Hacienda La Esperanza has been in the same family for four generations, over 200 years according to the younger son who mainly runs the place. His father was the man who originally greeted us and quickly gave us the tour of his home, including his collection of irons (one gasoline powered), sheep quality ribbons, cowboy apparel (for photo ops), family photographs and a Japanese thermometer. Our planned hike out of the hacienda was up to Laguna Grande de la Sierra. Unfortunately, we did not make it to the lake but still enjoyed it as our last hike in the park.

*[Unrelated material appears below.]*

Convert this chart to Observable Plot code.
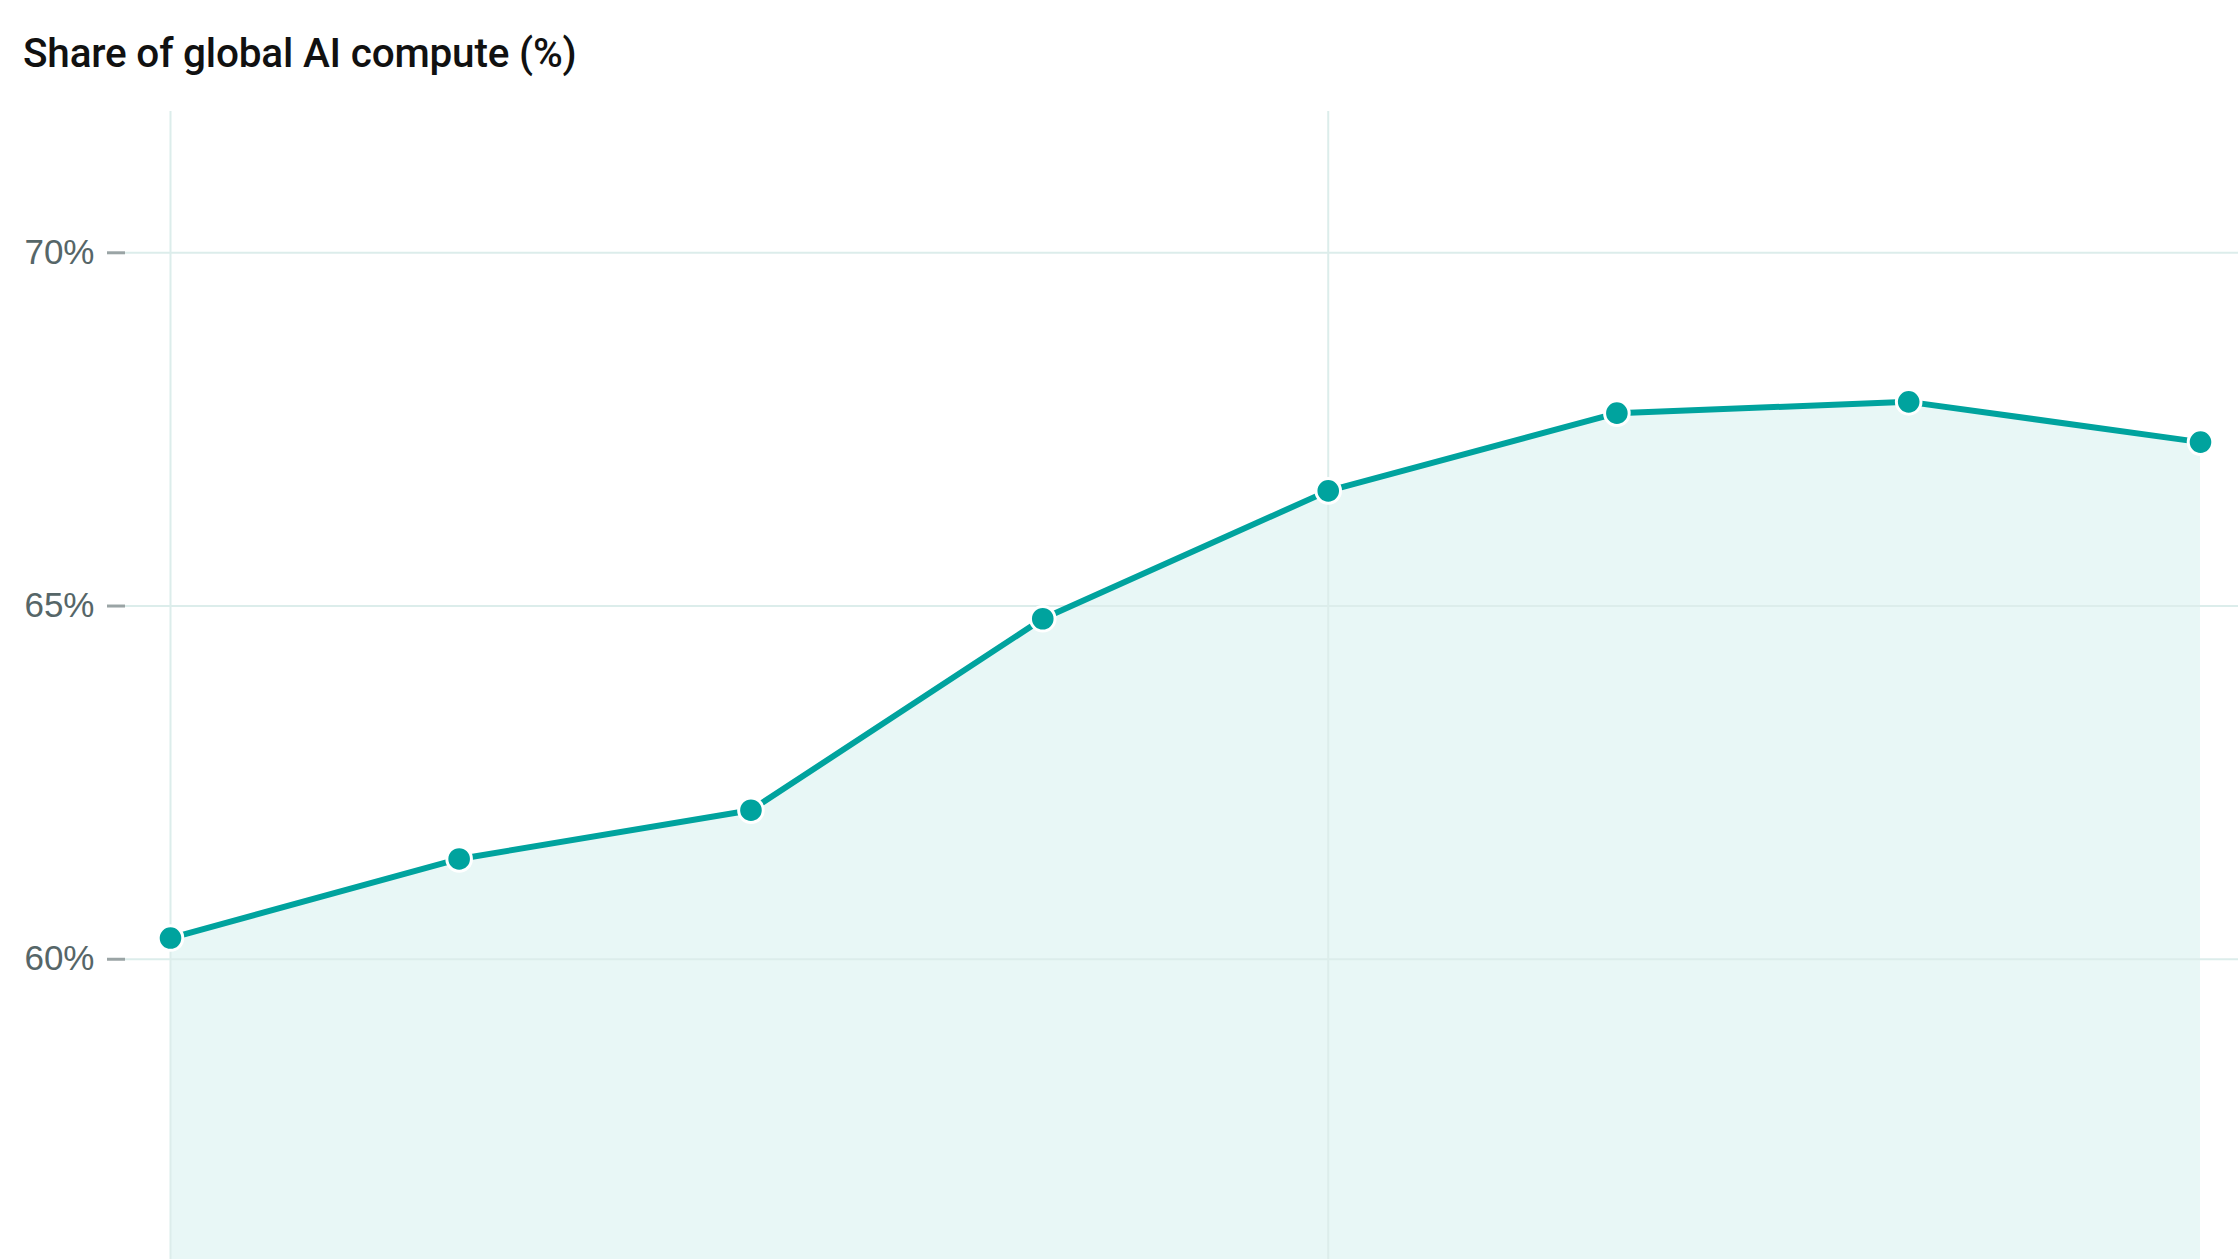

The weather, after three perfect days, decided to take a turn, sending us rain, wind and snow straight to the face about an hour from the top. Wet and freezing we sadly turned back. Our personal rationalizations about “the poor visibility anyway” were met when we heard stories that evening from people who had been an hour or two ahead of us.
We left the park on our 5th day and made our way back to the same place we stayed the first evening in El Cocuy. With a decent price for the great accommodations, beyond friendly owners and good food, it was a perfect stop to prep for our long drive out of this area. Anna even packed us sandwiches for our drive and took photos with our casa carro for the website. Our next stop is Medellin. Pedro needs some general maintenance and repairs and since we didn’t take the time to stop earlier, we need to take the time now. Overall, we absolutely loved our time in the national park. Our hikes were beautiful and difficult and camping was just cold enough that you weren’t miserable but bundled. The weather, besides that one day, could not have been better and the scenery was breathtaking. Also, we reached a new milestone of making it to 16,000+ feet! We’re not going to lie, it was a pain in the ass to get there but it was so worth it.